A mutual fund employs investment advisors who pool together people's money and invest in stocks, bonds, and other securities in accordance with the fund's mandate. People, who invest in a mutual fund, are issued shares that have sufficient liquidity, thus ensuring that the investors can sell shares that have appreciated in value and accrue capital gains.
Investors also receive interest and dividend income, that may be disbursed as money or additional fund holdings. Though the fund's investment advisors are registered with the SEC and expected to have expertise in selecting appropriate investments, the investor has the responsibility to evaluate a fund's prospects before undertaking an investment.
This may seem like a daunting task but with a bit of research, one may be able to distinguish a performance oriented fund from a non-performing one.
Understanding The Ratings
Mutual fund rating agencies save investors the time and the effort of having to assess the funds on their own. Generally, people rely on the ratings provided by Morningstar and Lipper. Both Morningstar and Lipper use a ranked system of ratings.
Morningstar uses stars while Lipper relies on numbers. The stars or the rankings are assigned in ascending order of performance. The best performing fund has a 5 star rating (Morningstar) or ranks 5 on a scale of one to five (Lipper).
Analyzing the mode of assigning ratings to a domestic equity fund may help us understand the manner in which Morningstar assigns ratings. It categorizes a domestic equity fund into one of the following 9 categories, viz. Large value, Large blend, Large growth, Small value, Small blend, Small growth and Medium value, Medium blend and Medium growth.
To classify the equity fund into one of the aforementioned categories, the underlying stocks in the mutual fund are classified on the basis of valuation and market capitalization.
Relative valuation helps to classify stocks as undervalued or overvalued. The ratio between the market price of a stock and the earnings per share gives P/E. The P/E of a stock is compared to a benchmark and a stock with a P/E ratio, higher than the benchmark is termed as a growth stock, while a stock with a lower P/E ratio is a value stock.
PEG, which is ratio between P/E and growth rate of the stock, should be used with P/E to determine whether the high P/E is really justified by the growth rate. Funds, that demonstrate both growth and value characteristics, are called blend funds. In other words, we have a table with 3 columns, viz. growth stocks, blend, and value stocks.
Market capitalization, defined as the product of the current price of a share with the number of outstanding shares, is used to classify each of the underlying stocks in a domestic equity mutual fund as large cap (large), mid-cap (medium) or small cap (small). Thus, we end up with a style box of 3 rows of market capitalization and 3 columns of valuation.
Classifying each underlying stock of the equity fund on the basis of valuation and market capitalization, culminates with the classification of the fund into one of the aforementioned nine categories.
After categorizing a fund into the style box, its past performance is compared to other funds within the same style box, and stars are assigned on the basis of risk adjusted returns.

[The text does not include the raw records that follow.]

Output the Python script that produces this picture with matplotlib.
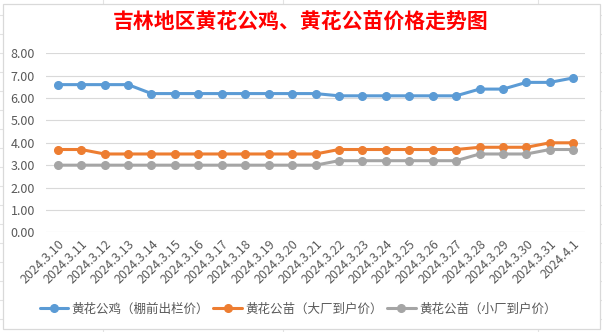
import matplotlib
matplotlib.use("Agg")
import matplotlib.pyplot as plt
from matplotlib.lines import Line2D
from matplotlib.patches import Rectangle
from matplotlib.ticker import FormatStrFormatter

plt.rcParams['font.family'] = ['Noto Sans CJK SC', 'DejaVu Sans']

dates = ["2024.3.10", "2024.3.11", "2024.3.12", "2024.3.13", "2024.3.14", "2024.3.15",
         "2024.3.16", "2024.3.17", "2024.3.18", "2024.3.19", "2024.3.20", "2024.3.21",
         "2024.3.22", "2024.3.23", "2024.3.24", "2024.3.25", "2024.3.26", "2024.3.27",
         "2024.3.28", "2024.3.29", "2024.3.30", "2024.3.31", "2024.4.1"]

rooster = [6.6, 6.6, 6.6, 6.6, 6.2, 6.2, 6.2, 6.2, 6.2, 6.2, 6.2, 6.2,
           6.1, 6.1, 6.1, 6.1, 6.1, 6.1, 6.4, 6.4, 6.7, 6.7, 6.9]
chick_big = [3.7, 3.7, 3.5, 3.5, 3.5, 3.5, 3.5, 3.5, 3.5, 3.5, 3.5, 3.5,
             3.7, 3.7, 3.7, 3.7, 3.7, 3.7, 3.8, 3.8, 3.8, 4.0, 4.0]
chick_small = [3.0, 3.0, 3.0, 3.0, 3.0, 3.0, 3.0, 3.0, 3.0, 3.0, 3.0, 3.0,
               3.2, 3.2, 3.2, 3.2, 3.2, 3.2, 3.5, 3.5, 3.5, 3.7, 3.7]

series_names = ["黄花公鸡（棚前出栏价）", "黄花公苗（大厂到户价）", "黄花公苗（小厂到户价）"]
series_colors = ["#5B9BD5", "#ED7D31", "#A5A5A5"]
title = "吉林地区黄花公鸡、黄花公苗价格走势图"

W, H = 602, 332
fig = plt.figure(figsize=(W / 100, H / 100), dpi=100)
fig.patch.set_facecolor("white")

# faint worksheet cell lines around the chart frame
for xv in [103, 283, 538]:
    fig.add_artist(Line2D([xv / W, xv / W], [0, 1], color="#E3E3E3", lw=0.8, zorder=0))
for yv in [15, 34, 53, 72, 91, 110, 129, 148, 167, 186, 205, 224, 243, 262, 281, 300, 319]:
    fig.add_artist(Line2D([0, 1], [1 - yv / H, 1 - yv / H], color="#E3E3E3", lw=0.8, zorder=0))

# chart frame
fig.add_artist(Rectangle((2.5 / W, 3.5 / H), 597 / W, 325 / H, transform=fig.transFigure,
                         facecolor="white", edgecolor="#D9D9D9", lw=0.9, zorder=0.5))

ax = fig.add_axes([46 / W, (H - 232.3) / H, (585 - 46) / W, (232.3 - 53.3) / H])
ax.set_facecolor("white")
ax.set_zorder(2)

x = list(range(len(dates)))
for vals, name, col in zip([rooster, chick_big, chick_small], series_names, series_colors):
    ax.plot(x, vals, color=col, lw=2.2, marker="o", markersize=5.5,
            markerfacecolor=col, markeredgecolor=col, label=name,
            solid_capstyle="round", zorder=3)

ax.set_ylim(0, 8)
ax.set_xlim(-0.5, len(dates) - 0.5)
ax.set_yticks(range(0, 9))
ax.yaxis.set_major_formatter(FormatStrFormatter("%.2f"))
ax.grid(axis="y", color="#D9D9D9", lw=0.8)
ax.set_axisbelow(True)
for s in ax.spines.values():
    s.set_visible(False)
ax.tick_params(axis="both", length=0, colors="#595959", labelsize=9)
ax.tick_params(axis="y", pad=8)
ax.set_xticks(x)
ax.set_xticklabels(dates, rotation=45, ha="right", rotation_mode="anchor")
ax.tick_params(axis="x", pad=4)

fig.text(0.5, 1 - 22 / H, title, ha="center", va="center", color="#FF0000",
         fontsize=15, fontweight="bold")

leg = fig.legend(loc="center", bbox_to_anchor=(298 / W, 1 - 309 / H), ncol=3, frameon=False,
                 fontsize=9, handlelength=2.3, columnspacing=0.35, handletextpad=0.25,
                 labelcolor="#595959")

fig.savefig("out.png", dpi=100, facecolor="white")
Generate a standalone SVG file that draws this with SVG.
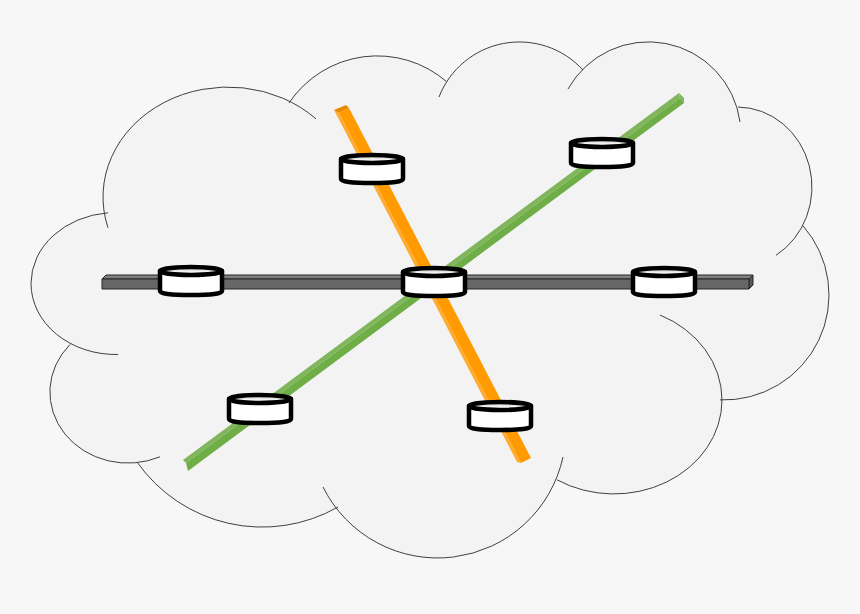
<svg xmlns="http://www.w3.org/2000/svg" width="860" height="614" viewBox="0 0 860 614">
<style>
.arc{fill:none;stroke:#404040;stroke-width:1}
.body{fill:#fff;stroke:#000;stroke-width:4.5;stroke-linejoin:round}
.lid{fill:url(#lidg);stroke:#000;stroke-width:4.5}
</style>
<defs>
<linearGradient id="lidg" x1="0" y1="0" x2="0" y2="1"><stop offset="0.3" stop-color="#d8d8d8"/><stop offset="0.7" stop-color="#fff"/></linearGradient>
<g id="cyl">
<path class="body" d="M-31 -10V10Q-31 14 0 14Q31 14 31 10V-10Z"/>
<ellipse class="lid" cx="0" cy="-10" rx="31" ry="4"/>
</g>
</defs>
<rect width="860" height="614" fill="#f7f7f7"/>
<g id="cloud">
<g fill="#f3f3f3">
<ellipse cx="116" cy="283.5" rx="85" ry="71"/>
<ellipse cx="128" cy="392" rx="78" ry="71"/>
<circle cx="262.3" cy="373.9" r="153"/>
<circle cx="437.7" cy="429.8" r="128.2"/>
<ellipse cx="614" cy="400" rx="108" ry="94"/>
<circle cx="724" cy="295" r="105"/>
<ellipse cx="737" cy="187" rx="75" ry="80"/>
<circle cx="648.4" cy="134.3" r="92.3"/>
<circle cx="519.4" cy="128.2" r="86.2"/>
<circle cx="377.2" cy="162.2" r="106.2"/>
<ellipse cx="228" cy="197" rx="125" ry="110"/>
<path d="M228 197L377 162L519 128L648 134L737 187L724 295L614 400L438 430L262 374L128 392L116 283Z"/>
</g>
<path class="arc" d="M108 212.8A85 71 0 0 0 31 283.5A85 71 0 0 0 118 354.5"/>
<path class="arc" d="M70 344.5A78 71 0 0 0 160 456.8"/>
<path class="arc" d="M137 462A153 153 0 0 0 338 507"/>
<path class="arc" d="M323 487A128.2 128.2 0 0 0 563 457"/>
<path class="arc" d="M557 479.8A108 94 0 0 0 722 400A108 94 0 0 0 660 315"/>
<path class="arc" d="M720 399.9A105 105 0 0 0 803 225.8"/>
<path class="arc" d="M776 255.3A75 80 0 0 0 738 107"/>
<path class="arc" d="M740 122A92.3 92.3 0 0 0 568 89"/>
<path class="arc" d="M583 70A86.2 86.2 0 0 0 439 97"/>
<path class="arc" d="M447 82A106.2 106.2 0 0 0 289 103"/>
<path class="arc" d="M316 118.9A125 110 0 0 0 108 227.8"/>
</g>
<g id="connectors">
<g id="bar-grey" stroke="#262626" stroke-width="1" stroke-linejoin="round">
<path fill="#808080" d="M102 279L106 275H753L749 279Z"/>
<path fill="#595959" d="M749 279L753 275V285L749 289Z"/>
<rect x="102" y="279" width="647" height="10" fill="#666"/>
</g>
<g id="bar-orange">
<path fill="#ffac2e" d="M334 110L339 113L521 463L517 462Z"/>
<path fill="#e68a00" d="M334 110L346 105L349 108L339 113Z"/>
<path fill="#ff9a00" d="M339 113L349 108L531 458L521 463Z"/>
</g>
<g id="bar-green">
<path fill="#7fb65c" d="M183 460L679 93L680 98L186 463Z"/>
<path fill="#6fad47" d="M186 463L680 98L684 103L188 471Z"/>
<path fill="#7fb65c" d="M679 93L684 98L684 103L680 98Z"/>
</g>
</g>
<g id="node-1"><use href="#cyl" x="372" y="169"/></g>
<g id="node-2"><use href="#cyl" x="602" y="153"/></g>
<g id="node-3"><use href="#cyl" x="191" y="281"/></g>
<g id="node-4"><use href="#cyl" x="434" y="282"/></g>
<g id="node-5"><use href="#cyl" x="664" y="282"/></g>
<g id="node-6"><use href="#cyl" x="260" y="409"/></g>
<g id="node-7"><use href="#cyl" x="500" y="416"/></g>
</svg>
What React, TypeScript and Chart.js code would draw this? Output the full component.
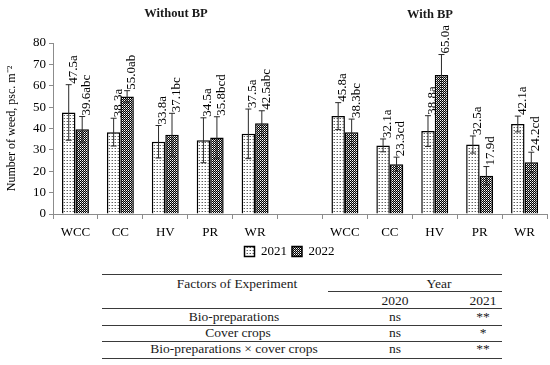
import React, { useEffect, useRef } from 'react';
import { Chart, registerables } from 'chart.js';

Chart.register(...registerables);

const categories = ['WCC', 'CC', 'HV', 'PR', 'WR', '', 'WCC', 'CC', 'HV', 'PR', 'WR'];
const values2021 = [47.5, 38.3, 33.8, 34.5, 37.5, null, 45.8, 32.1, 38.8, 32.5, 42.1];
const values2022 = [39.6, 55.0, 37.1, 35.8, 42.5, null, 38.3, 23.3, 65.0, 17.9, 24.2];
const errors2021 = [13, 6.5, 7.6, 10.5, 11.6, null, 6.3, 3, 7.2, 4, 3.7];
const errors2022 = [6, 2.7, 10, 9.7, 5.8, null, 6.1, 3.3, 9.6, 4.3, 4.7];
const letters2021 = ['a', 'a', 'a', 'a', 'a', '', 'a', 'a', 'a', 'a', 'a'];
const letters2022 = ['abc', 'ab', 'bc', 'bcd', 'abc', '', 'bc', 'cd', 'a', 'd', 'cd'];
const seriesNames = ['2021', '2022'];
const groupTitles = ['Without BP', 'With BP'];
const yMin = 0;
const yMax = 80;
const yStep = 10;
const yTitle = 'Number of weed, psc. m⁻²';

const tableHeader = 'Factors of Experiment';
const tableYearHeader = 'Year';
const tableYears = ['2020', '2021'];
const factors = ['Bio-preparations', 'Cover crops', 'Bio-preparations × cover crops'];
const sig2020 = ['ns', 'ns', 'ns'];
const sig2021 = ['**', '*', '**'];

const FONT = '"Liberation Serif", "Times New Roman", serif';

function makePattern(kind: 'light' | 'dark'): CanvasPattern | string {
  const c = document.createElement('canvas');
  const ctx = c.getContext('2d');
  if (!ctx) return kind === 'light' ? '#ddd' : '#444';
  if (kind === 'light') {
    c.width = 3; c.height = 3;
    ctx.fillStyle = '#ffffff';
    ctx.fillRect(0, 0, 3, 3);
    ctx.fillStyle = '#606060';
    ctx.fillRect(1, 1, 1, 1);
    ctx.fillStyle = '#b8b8b8';
    ctx.fillRect(0, 1, 1, 1);
  } else {
    c.width = 2; c.height = 2;
    ctx.fillStyle = '#000000';
    ctx.fillRect(0, 0, 2, 2);
    ctx.fillStyle = '#ffffff';
    ctx.fillRect(0, 0, 1, 1);
    ctx.fillStyle = '#9a9a9a';
    ctx.fillRect(1, 1, 1, 1);
  }
  return ctx.createPattern(c, 'repeat') as CanvasPattern;
}

const errorLabelPlugin = {
  id: 'errorLabelPlugin',
  afterLayout(chart: any) {
    if (chart.legend) {
      chart.legend.left += 16;
      chart.legend.right += 16;
    }
  },
  afterDatasetsDraw(chart: any) {
    const ctx = chart.ctx;
    const yScale = chart.scales.y;
    const errs = [errors2021, errors2022];
    const vals = [values2021, values2022];
    const lets = [letters2021, letters2022];
    chart.data.datasets.forEach((_ds: any, di: number) => {
      const meta = chart.getDatasetMeta(di);
      meta.data.forEach((el: any, i: number) => {
        const v = vals[di][i];
        const e = errs[di][i];
        if (v == null || e == null) return;
        const x = el.x;
        const yTop = yScale.getPixelForValue(v + e);
        const yBot = yScale.getPixelForValue(v - e);
        ctx.save();
        ctx.strokeStyle = '#2a2a2a';
        ctx.lineWidth = 1;
        ctx.beginPath();
        ctx.moveTo(x, yTop);
        ctx.lineTo(x, yBot);
        ctx.moveTo(x - 3, yTop);
        ctx.lineTo(x + 3, yTop);
        ctx.moveTo(x - 3, yBot);
        ctx.lineTo(x + 3, yBot);
        ctx.stroke();
        ctx.translate(x + 4.5, yTop - 1);
        ctx.rotate(-Math.PI / 2);
        ctx.fillStyle = '#000';
        ctx.font = `13px ${FONT}`;
        ctx.textAlign = 'left';
        ctx.textBaseline = 'middle';
        ctx.fillText(v.toFixed(1) + lets[di][i], 0, 0);
        ctx.restore();
      });
    });
  },
};

function Txt(props: { x: number; y: number; children: React.ReactNode; bold?: boolean; size?: number }) {
  return (
    <div
      style={{
        position: 'absolute',
        left: props.x,
        top: props.y,
        transform: 'translate(-50%, -50%)',
        whiteSpace: 'nowrap',
        lineHeight: 1,
        fontFamily: FONT,
        fontSize: props.size ?? 13.5,
        fontWeight: props.bold ? 'bold' : 'normal',
        color: '#1a1a1a',
      }}
    >
      {props.children}
    </div>
  );
}

function HLine(props: { x1: number; x2: number; y: number }) {
  return (
    <div
      style={{
        position: 'absolute',
        left: props.x1,
        top: props.y,
        width: props.x2 - props.x1,
        height: 1,
        background: '#3a3a3a',
      }}
    />
  );
}

export default function App() {
  const ref = useRef<HTMLCanvasElement | null>(null);

  useEffect(() => {
    if (!ref.current) return;
    const chart = new Chart(ref.current, {
      type: 'bar',
      data: {
        labels: categories,
        datasets: [
          {
            label: seriesNames[0],
            data: values2021 as any,
            backgroundColor: makePattern('light') as any,
            borderColor: '#000',
            borderWidth: 1.5,
            categoryPercentage: 0.6,
            barPercentage: 1.0,
          },
          {
            label: seriesNames[1],
            data: values2022 as any,
            backgroundColor: makePattern('dark') as any,
            borderColor: '#000',
            borderWidth: 1.5,
            categoryPercentage: 0.6,
            barPercentage: 1.0,
          },
        ],
      },
      options: {
        responsive: false,
        animation: false,
        layout: { padding: { top: 43, right: 3, left: 0, bottom: 0 } },
        plugins: {
          legend: {
            position: 'bottom',
            labels: {
              boxWidth: 10,
              boxHeight: 10,
              padding: 5,
              color: '#000',
              font: { family: FONT, size: 13 },
            },
          },
          tooltip: { enabled: false },
        },
        scales: {
          x: {
            grid: {
              drawOnChartArea: false,
              drawTicks: true,
              tickLength: 5,
              color: '#8c8c8c',
              offset: true,
            },
            border: { color: '#8c8c8c', width: 1 },
            ticks: {
              color: '#000',
              font: { family: FONT, size: 13 },
              padding: 6,
              maxRotation: 0,
              autoSkip: false,
            },
            afterFit: (s: any) => {
              s.height = 26;
            },
          },
          y: {
            min: yMin,
            max: yMax,
            ticks: {
              stepSize: yStep,
              color: '#000',
              font: { family: FONT, size: 13 },
              padding: 3,
            },
            grid: { drawOnChartArea: false, tickLength: 4, color: '#8c8c8c' },
            border: { color: '#8c8c8c', width: 1 },
            title: {
              display: true,
              text: yTitle,
              color: '#000',
              font: { family: FONT, size: 12 },
              padding: { top: 5, bottom: 0 },
            },
            afterFit: (s: any) => {
              s.width = 53;
            },
          },
        },
      },
      plugins: [errorLabelPlugin],
    });
    return () => chart.destroy();
  }, []);

  return (
    <div style={{ position: 'absolute', left: 0, top: 0, width: 550, height: 365, background: '#fff', overflow: 'hidden' }}>
      <canvas ref={ref} width={550} height={268} style={{ position: 'absolute', left: 0, top: 0, width: 550, height: 268 }} />
      <Txt x={176} y={13} bold size={12.5}>{groupTitles[0]}</Txt>
      <Txt x={430} y={14} bold size={12.5}>{groupTitles[1]}</Txt>

      <HLine x1={102} x2={502} y={274} />
      <Txt x={237} y={284}>{tableHeader}</Txt>
      <Txt x={439} y={284}>{tableYearHeader}</Txt>
      <HLine x1={328} x2={502} y={291} />
      <Txt x={395} y={301}>{tableYears[0]}</Txt>
      <Txt x={483} y={301}>{tableYears[1]}</Txt>
      <HLine x1={102} x2={502} y={308} />
      <Txt x={234} y={317}>{factors[0]}</Txt>
      <Txt x={395} y={317}>{sig2020[0]}</Txt>
      <Txt x={483} y={317}>{sig2021[0]}</Txt>
      <HLine x1={102} x2={502} y={325} />
      <Txt x={238} y={333}>{factors[1]}</Txt>
      <Txt x={395} y={333}>{sig2020[1]}</Txt>
      <Txt x={483} y={333}>{sig2021[1]}</Txt>
      <HLine x1={102} x2={502} y={341} />
      <Txt x={234} y={349}>{factors[2]}</Txt>
      <Txt x={395} y={349}>{sig2020[2]}</Txt>
      <Txt x={483} y={349}>{sig2021[2]}</Txt>
      <HLine x1={102} x2={502} y={358} />
    </div>
  );
}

Just like the domestic equity style box, Morningstar offers the international equity style box and a fixed-income style box. It also provides gold mutual fund ratings.
Lipper also categorizes funds before comparison. But, it does not compare the fund to other funds of the same category, it compares them to a benchmark for each category. Moreover, the process of categorizing reflects the areas where the fund invests, the amount of flexibility used by the fund manager, and the extent to which it is aggressively managed.
Morningstar and Lipper assign ratings by comparing the fund's past performance with that of comparable funds within the same category, and with the benchmark for each category respectively. Since past performance is not indicative of future results, it is not prudent to rely solely on ratings of mutual funds.
One needs to look at the performance of long tenured fund managers, the Expense ratio and the Turnover ratio in addition to ratings. Absence of load fees or low load fees in addition to low/no 12b-1 (promotion and distribution) fees are some of the characteristics of a good fund.
The ratio between the fund's annual operating expense, and it's average net assets gives the Expense ratio. A low expense ratio is again a desirable feature. The mutual fund's turnover is defined as the ratio between the gross sales proceeds and the total assets of the mutual fund. Frequent trading reduces returns on account of high commissions and spreads.
Moreover, the shareholder is expected to pay taxes on the yearly capital gains, that are received, thus diminishing return on investment. Hence, a low turnover ratio is favorable. It's also sensible to investigate whether the fund manager believes in his/her picks and invests heavily in the fund.
Going through the Statement of Additional Information (SAI) will help an investor determine, whether the fund manager invests in the fund. It's evident that top-rated mutual funds need not be the best performers, since past cannot be relied upon to predict the future.